The Thai economy displayed a strong recovery despite facing several negative factors throughout the year, including uncertainties in the global economic recovery, domestic political unrest, exchange rate volatility and occurrences of natural disaster. Strong economic fundamentals, together with accommodative fiscal and monetary policies entailed an economic expansion of 7.8 %, characterized by robust growth rates in export, tourism and domestic demand.
Global economic recovery, together with accommodative monetary and fiscal policies, has restored domestic spending, production, and investment to the normal levels. The global economic recovery and accommodative public policies had positive impacts on restoring employment growth and working hours. In addition, higher farm income, together with a revival of consumer confidence, helped restore the domestic spending to 6.1 % growth from 2.3 % contraction last year. Strong domestic spending was mirrored by a robust depository corporations’ private credits growth, which accelerated to 12.6% from a 3.1 % growth last year.
The fiscal sector remained supportive as indicated by the amount in the ordinary budget, additional finance under the Strong Thailand Project, as well as the living cost reduction measures such as subsidies in the energy and utility sectors.
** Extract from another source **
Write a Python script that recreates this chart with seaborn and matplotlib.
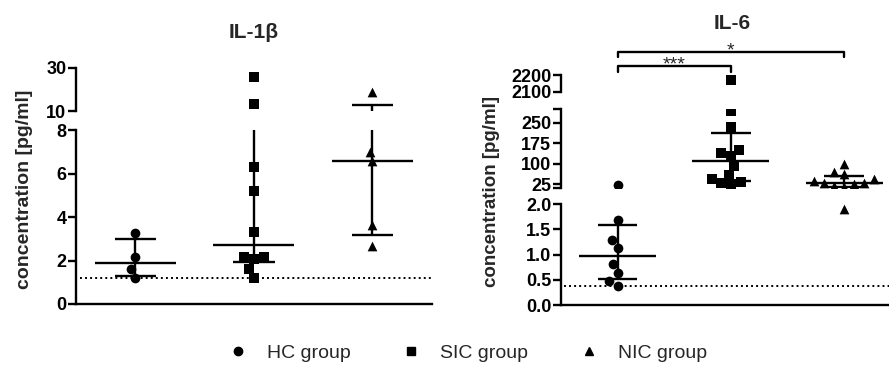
import matplotlib
matplotlib.use("Agg")
import matplotlib.pyplot as plt
from matplotlib.lines import Line2D
from matplotlib.transforms import blended_transform_factory
import numpy as np
import pandas as pd
import seaborn as sns

# ---------------------------------------------------------------- data
groups = ["HC", "SIC", "NIC"]
group_markers = ["o", "s", "^"]
legend_labels = ["HC group", "SIC group", "NIC group"]

il1b_hc = [3.26, 2.17, 1.6, 1.2]
il1b_sic = [25.8, 13.4, 6.3, 5.2, 3.3, 2.05, 2.17, 2.17, 1.6, 1.2]
il1b_nic = [18.9, 7.0, 6.57, 3.63, 2.67]
il1b_lod = 1.18

il6_hc = [22, 1.69, 1.29, 1.13, 0.81, 0.64, 0.48, 0.38]
il6_sic = [2170, 291, 235, 149, 140, 128, 91, 60, 44, 35, 29, 25]
il6_nic = [99, 71, 61, 43, 38, 31, 31, 26, 19, 16, 8, 1.9]
il6_lod = 0.38

# y-axis segments (low, high, ticks, tick labels)
il1b_segments = [
    (0, 8, [0, 2, 4, 6, 8], ["0", "2", "4", "6", "8"]),
    (10, 30, [10, 30], ["10", "30"]),
]
il6_segments = [
    (0, 2, [0, 0.5, 1.0, 1.5, 2.0], ["0.0", "0.5", "1.0", "1.5", "2.0"]),
    (12, 300, [12, 25, 100, 175, 250, 300], ["", "25", "100", "175", "250", ""]),
    (2100, 2200, [2100, 2200], ["2100", "2200"]),
]

# ---------------------------------------------------------------- style
sns.set_style("ticks")
plt.rcParams["font.family"] = ["Liberation Sans", "DejaVu Sans"]

W, H = 889, 365
fig = plt.figure(figsize=(W / 100, H / 100), dpi=100)


def px_axes(x0, x1, ytop, ybot):
    return fig.add_axes([x0 / W, 1 - ybot / H, (x1 - x0) / W, (ybot - ytop) / H])


def draw_panel(data, lod, segments, x0, x1, boxes, xmax):
    axes = []
    for k, ((lo, hi, ticks, labels), (ytop, ybot)) in enumerate(zip(segments, boxes)):
        ax = px_axes(x0, x1, ytop, ybot)
        for i, g in enumerate(groups):
            vals = [v for v in data[i] if lo <= v <= hi]
            if vals:
                df = pd.DataFrame({"group": g, "value": vals})
                sns.swarmplot(data=df, x="group", y="value", order=groups,
                              marker=group_markers[i], color="black", size=7,
                              ax=ax, zorder=3)
            q1, med, q3 = np.percentile(data[i], [25, 50, 75], method="weibull")
            ax.hlines(med, i - 0.34, i + 0.34, color="black", lw=1.7, zorder=4)
            ax.hlines([q1, q3], i - 0.175, i + 0.175, color="black", lw=1.7, zorder=4)
            ax.vlines(i, q1, q3, color="black", lw=1.7, zorder=4)
        ax.set_xlim(-0.5, xmax)
        ax.set_ylim(lo, hi)
        ax.set_xlabel("")
        ax.set_ylabel("")
        ax.set_xticks([])
        ax.set_yticks(ticks, labels)
        for t in ax.get_yticklabels():
            t.set_fontweight("bold")
            t.set_fontsize(13)
        ax.tick_params(axis="y", length=6, width=1.7, pad=1, colors="black")
        ax.patch.set_alpha(0)
        for s in ax.spines.values():
            s.set_linewidth(1.7)
            s.set_color("black")
        if k == 0:
            sns.despine(ax=ax)
            ax.axhline(lod, xmin=0.01, color="black", lw=1.4, ls=(0, (1, 1.6)), zorder=1)
        else:
            sns.despine(ax=ax, bottom=True)
        axes.append(ax)
    return axes


left_axes = draw_panel([il1b_hc, il1b_sic, il1b_nic], il1b_lod, il1b_segments,
                       76, 431.6, [(130, 304), (67.7, 111)], 2.5)
right_axes = draw_panel([il6_hc, il6_sic, il6_nic], il6_lod, il6_segments,
                        561, 889, [(204.3, 305), (109, 187.9), (75, 91.7)], 2.395)

# significance brackets
top = right_axes[-1]
trans = blended_transform_factory(top.transData, fig.transFigure)
for (a, b), y_line, y_end, stars, y_txt in [((0, 1), 66, 71.7, "***", 69.5),
                                             ((0, 2), 51.7, 57.3, "*", 55.4)]:
    top.plot([a, a, b, b], [1 - y_end / H, 1 - y_line / H, 1 - y_line / H, 1 - y_end / H],
             color="black", lw=1.7, transform=trans, clip_on=False)
    top.text((a + b) / 2, 1 - y_txt / H, stars, transform=trans, ha="center",
             va="baseline", fontsize=14)

# titles and axis labels
fig.text(254 / W, 1 - 33 / H, "IL-1β", ha="center", va="center", fontsize=15, fontweight="bold")
fig.text(731.7 / W, 1 - 23.3 / H, "IL-6", ha="center", va="center", fontsize=15, fontweight="bold")
fig.text(25 / W, 1 - 189.5 / H, "concentration [pg/ml]", rotation=90, ha="center",
         va="center", fontsize=14, fontweight="bold")
fig.text(492 / W, 1 - 191.5 / H, "concentration [pg/ml]", rotation=90, ha="center",
         va="center", fontsize=13.5, fontweight="bold")

handles = [Line2D([], [], marker=m, color="black", linestyle="None", markersize=6)
           for m in group_markers]
fig.legend(handles, legend_labels, loc="center", bbox_to_anchor=(0.526, 1 - 353 / H),
           ncol=3, frameon=False, fontsize=14, handlelength=1, handletextpad=1.0,
           columnspacing=2.6)

fig.savefig("out.png", dpi=100)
Inflation rates, from a negative territory last year, turned positive as a result of the continued economic expansion and rising costs in both raw material and wages. This caused producers to gradually increase their prices.
The Thai baht appreciated in line with the regional currencies due to large capital inflows, as a result of different growth prospects between major industrialized countries, having weak economic conditions and accommodative monetary policies, while regional countries including Thailand having strong economic fundamentals. Despite exchange rate appreciation, Thailand’s export values grew robustly by 28.5 %, reflecting resiliency of the export sector.